La «protection des deux langues officielles» fait l’objet de neuf lignes dans le discours du Trône présenté le 23 septembre. On y souligne l’importance de «protéger et de promouvoir le français non seulement à l’extérieur du Québec, mais également au Québec» et le gouvernement s’y engage à «renforcer» la Loi sur les langues officielles (LLO) «en tenant compte de la réalité particulière du français.»

En entrevue avec Francopresse, la ministre des Langues officielles et du Développement économique, Mélanie Joly, souligne que «c’est vraiment historique dans le discours du Trône qu’on fasse référence […] [au fait] que le français doit être protégé de façon particulière au Canada. Il n’y a jamais eu de déclaration du gouvernement fédéral à ce sujet-là. Je pense que ça, c’est vraiment un pas dans la bonne direction, parce qu’on sait qu’il y a un recul du français au pays, et qu’on doit agir.»
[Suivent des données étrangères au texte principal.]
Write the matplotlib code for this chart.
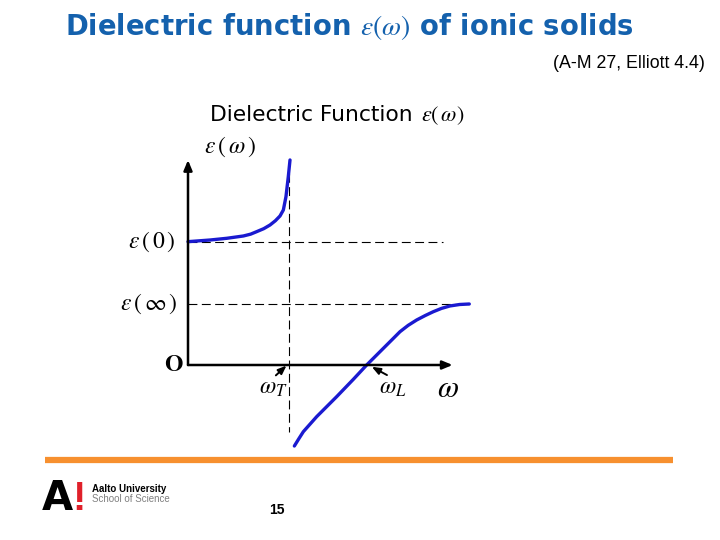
import matplotlib
matplotlib.use("Agg")
import matplotlib.pyplot as plt

plt.rcParams['font.family'] = ['Liberation Sans', 'DejaVu Sans']
plt.rcParams['mathtext.fontset'] = 'stix'

# ---- data (omega in units of omega_T, epsilon in units of eps_inf) ----
omega_T = 1.0
omega_L = 1.77
eps_inf = 1.0
eps_0 = 2.02

branch_low_w = [0.0, 0.218, 0.383, 0.548, 0.620, 0.680, 0.750, 0.812, 0.865, 0.911,
                0.944, 0.970, 0.993, 1.010]
branch_low_eps = [2.022, 2.049, 2.077, 2.115, 2.145, 2.186, 2.235, 2.295, 2.365, 2.443,
                  2.541, 2.760, 3.087, 3.361]

branch_high_w = [1.053, 1.095, 1.142, 1.274, 1.472, 1.637, 1.769, 1.934, 2.020, 2.099,
                 2.180, 2.264, 2.350, 2.429, 2.510, 2.594, 2.690, 2.785]
branch_high_eps = [-1.328, -1.215, -1.093, -0.847, -0.519, -0.235, 0.0, 0.273, 0.415, 0.546,
                   0.650, 0.738, 0.812, 0.874, 0.928, 0.968, 0.992, 1.0]

x_axis_end = 2.62
y_axis_end = 3.36
eps0_line_end = 2.525
epsinf_line_end = 2.78
vdash_bottom = -1.10

title = r"Dielectric function $\varepsilon(\omega)$ of ionic solids"
subtitle = "(A-M 27, Elliott 4.4)"
caption_words = "Dielectric Function"
caption_math = r"$\varepsilon(\,\omega)$"
page_number = "15"

W, H = 720, 540
fig = plt.figure(figsize=(W / 100, H / 100), dpi=100)
renderer = fig.canvas.get_renderer()


def fx(px):
    return px / W


def fy(py):
    return 1 - py / H


def fit_width(t, target_px):
    # scale the font size so the text spans the target width
    for _ in range(3):
        w = t.get_window_extent(renderer).width
        t.set_fontsize(t.get_fontsize() * target_px / w)


# ---- slide texts ----
t = fig.text(fx(65), fy(26), title, color='#1461ad', fontsize=18, fontweight='bold',
             family=['DejaVu Sans'], ha='left', va='center')
fit_width(t, 570)
t = fig.text(fx(705), fy(63), subtitle, color='black', fontsize=12, ha='right', va='center')
fit_width(t, 152)
t = fig.text(fx(210), fy(115), caption_words, color='black', fontsize=14,
             family=['DejaVu Sans'], ha='left', va='center')
fit_width(t, 203)
fig.text(fx(421), fy(116), caption_math, color='black', fontsize=16, ha='left', va='center')

# orange rule
fig.add_artist(plt.Line2D([fx(45), fx(673)], [fy(460), fy(460)], color='#f7902f',
                          lw=4.5, transform=fig.transFigure, solid_capstyle='butt'))

# logo
fig.text(fx(42), fy(499), "A", color='black', fontsize=29, fontweight='bold',
         family=['DejaVu Sans'], ha='left', va='center')
fig.text(fx(72), fy(499), "!", color='#e0202a', fontsize=29, fontweight='bold',
         ha='left', va='center')
fig.text(fx(92), fy(489), "Aalto University", color='black', fontsize=7,
         fontweight='bold', ha='left', va='center')
fig.text(fx(92), fy(499), "School of Science", color='#808080', fontsize=7,
         ha='left', va='center')
fig.text(fx(277), fy(510), page_number, color='black', fontsize=10, fontweight='bold',
         ha='center', va='center')

# ---- chart ----
ax = fig.add_axes([fx(110), fy(460), 380 / W, 330 / H])
ax.set_xlim((110 - 188) / 101, (490 - 188) / 101)
ax.set_ylim((365 - 460) / 61, (365 - 130) / 61)
ax.axis('off')

# dashed guides
ax.plot([0, eps0_line_end], [eps_0, eps_0], color='black', lw=0.8, ls=(0, (8, 4)))
ax.plot([0, epsinf_line_end], [eps_inf, eps_inf], color='black', lw=0.8, ls=(0, (8, 4)))
ax.plot([omega_T, omega_T], [y_axis_end, vdash_bottom], color='black', lw=0.8,
        ls=(0, (8, 4)))

# axes arrows
arrow_kw = dict(arrowstyle='-|>,head_length=0.6,head_width=0.25', color='black', lw=1.8,
                shrinkA=0, shrinkB=0)
ax.annotate('', xy=(x_axis_end, 0), xytext=(0, 0), arrowprops=arrow_kw)
ax.annotate('', xy=(0, y_axis_end), xytext=(0, 0), arrowprops=arrow_kw)

# curves
ax.plot(branch_low_w, branch_low_eps, color='#1a1ad0', lw=2.4, solid_capstyle='round',
        solid_joinstyle='round')
ax.plot(branch_high_w, branch_high_eps, color='#1a1ad0', lw=2.4, solid_capstyle='round',
        solid_joinstyle='round')

# labels
ax.text(0.42, 3.58, r"$\varepsilon\,(\,\omega\,)$", fontsize=17, ha='center', va='center')
ax.text(-0.12, eps_0, r"$\varepsilon\,(\,0\,)$", fontsize=17, ha='right', va='center')
ax.text(-0.10, eps_inf, r"$\varepsilon\,(\,\infty\,)$", fontsize=17, ha='right', va='center')
ax.text(-0.14, 0.0, r"$\mathbf{O}$", fontsize=17, ha='center', va='center')
ax.text(0.84, -0.37, r"$\omega_T$", fontsize=17, ha='center', va='center')
ax.text(2.03, -0.37, r"$\omega_L$", fontsize=17, ha='center', va='center')
ax.text(2.57, -0.40, r"$\omega$", fontsize=22, ha='center', va='center')

small_arrow = dict(arrowstyle='-|>,head_length=0.5,head_width=0.2', color='black', lw=1.4,
                   shrinkA=0, shrinkB=0)
ax.annotate('', xy=(0.975, -0.01), xytext=(0.87, -0.17), arrowprops=small_arrow)
ax.annotate('', xy=(1.82, -0.03), xytext=(1.97, -0.165), arrowprops=small_arrow)

fig.savefig('out.png', dpi=100)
La ministre des Langues officielles, Mélanie Joly, et le président de la FCFA, Jean Johnson.

Une première

Le politologue Rémi Léger, de l’Université Simon Fraser, confirme que ça «détonne avec le message habituel du gouvernement fédéral, pas seulement du Parti libéral. Normalement, au fédéral, on parle des deux langues officielles, du statut de nos deux langues officielles, de l’égalité des deux langues officielles.»

Rémi Léger

«De mémoire, c’est la première fois que je vois le gouvernement reconnaître une asymétrie entre les langues, qu’on demande depuis des décennies, mais c’est la première fois que je le vois articulé comme ça dans une phrase», ajoute-t-il.

Mario Beaulieu, porte-parole du Bloc Québécois sur les langues officielles, estime lui aussi que «c’est vraiment une grande première, je pense, qu’on mentionne qu’il faut protéger le français partout, y compris au Québec». Il ajoute qu’il attend cependant de voir quelles actions vont suivre de la part du gouvernement.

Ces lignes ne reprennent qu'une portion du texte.